Required task:
Omit all images. Write out the rest of the material exactly.

Available data:
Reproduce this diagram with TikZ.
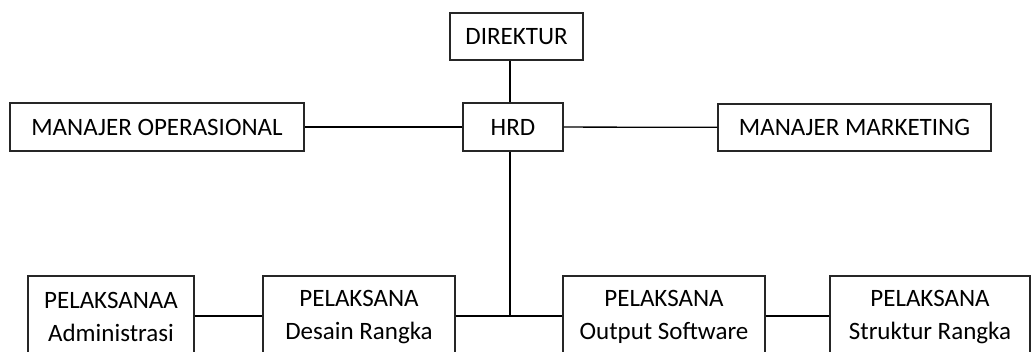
\documentclass[tikz,border=0pt]{standalone}
\usepackage{fontspec}
\setmainfont{Carlito}
\begin{document}
\begin{tikzpicture}[x=1pt, y=-1pt, line width=1.3pt,
	box/.style={draw=black!85, fill=white, inner sep=0pt, align=center,
		font=\fontsize{25}{33}\selectfont}]

		\clip (0, 0) rectangle (1032, 352);
		\fill[white] (0, 0) rectangle (1032, 352);

		% top of the chart
		\node[box, minimum width=133pt, minimum height=47pt] (dir) at (516.5, 36.5) {DIREKTUR};
		\node[box, minimum width=100pt, minimum height=48pt] (hrd) at (513, 127) {HRD};
		\node[box, minimum width=294pt, minimum height=48pt] (mop) at (157, 127) {MANAJER OPERASIONAL};
		\node[box, minimum width=273pt, minimum height=47pt] (mmk) at (854.5, 127.5) {MANAJER MARKETING};

		% bottom row
		\node[box, minimum width=166pt, minimum height=82pt] (adm) at (111, 317) {PELAKSANAA\\Administrasi};
		\node[box, minimum width=192pt, minimum height=82pt] (dsn) at (359, 317) {PELAKSANA\\Desain Rangka};
		\node[box, minimum width=202pt, minimum height=82pt] (out) at (664, 317) {PELAKSANA\\Output Software};
		\node[box, minimum width=200pt, minimum height=82pt] (str) at (930, 317) {PELAKSANA\\Struktur Rangka};

		\coordinate (spine) at (510, 316);

		\draw (dir.south -| spine) -- (hrd.north -| spine);
		\draw (hrd.south -| spine) -- (spine);
		\draw (hrd) -- (mop);
		\draw (hrd) -- (mmk);
		\draw (adm.east |- spine) -- (dsn.west |- spine);
		\draw (dsn.east |- spine) -- (out.west |- spine);
		\draw (out.east |- spine) -- (str.west |- spine);
	\end{tikzpicture}
\end{document}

Answer in full:
Reproduce this diagram with TikZ.
\documentclass[tikz,border=0pt]{standalone}
\usepackage{fontspec}
\setmainfont{Carlito}
\begin{document}
\begin{tikzpicture}[x=1pt, y=-1pt, line width=1.3pt,
	box/.style={draw=black!85, fill=white, inner sep=0pt, align=center,
		font=\fontsize{25}{33}\selectfont}]

		\clip (0, 0) rectangle (1032, 352);
		\fill[white] (0, 0) rectangle (1032, 352);

		% top of the chart
		\node[box, minimum width=133pt, minimum height=47pt] (dir) at (516.5, 36.5) {DIREKTUR};
		\node[box, minimum width=100pt, minimum height=48pt] (hrd) at (513, 127) {HRD};
		\node[box, minimum width=294pt, minimum height=48pt] (mop) at (157, 127) {MANAJER OPERASIONAL};
		\node[box, minimum width=273pt, minimum height=47pt] (mmk) at (854.5, 127.5) {MANAJER MARKETING};

		% bottom row
		\node[box, minimum width=166pt, minimum height=82pt] (adm) at (111, 317) {PELAKSANAA\\Administrasi};
		\node[box, minimum width=192pt, minimum height=82pt] (dsn) at (359, 317) {PELAKSANA\\Desain Rangka};
		\node[box, minimum width=202pt, minimum height=82pt] (out) at (664, 317) {PELAKSANA\\Output Software};
		\node[box, minimum width=200pt, minimum height=82pt] (str) at (930, 317) {PELAKSANA\\Struktur Rangka};

		\coordinate (spine) at (510, 316);

		\draw (dir.south -| spine) -- (hrd.north -| spine);
		\draw (hrd.south -| spine) -- (spine);
		\draw (hrd) -- (mop);
		\draw (hrd) -- (mmk);
		\draw (adm.east |- spine) -- (dsn.west |- spine);
		\draw (dsn.east |- spine) -- (out.west |- spine);
		\draw (out.east |- spine) -- (str.west |- spine);
	\end{tikzpicture}
\end{document}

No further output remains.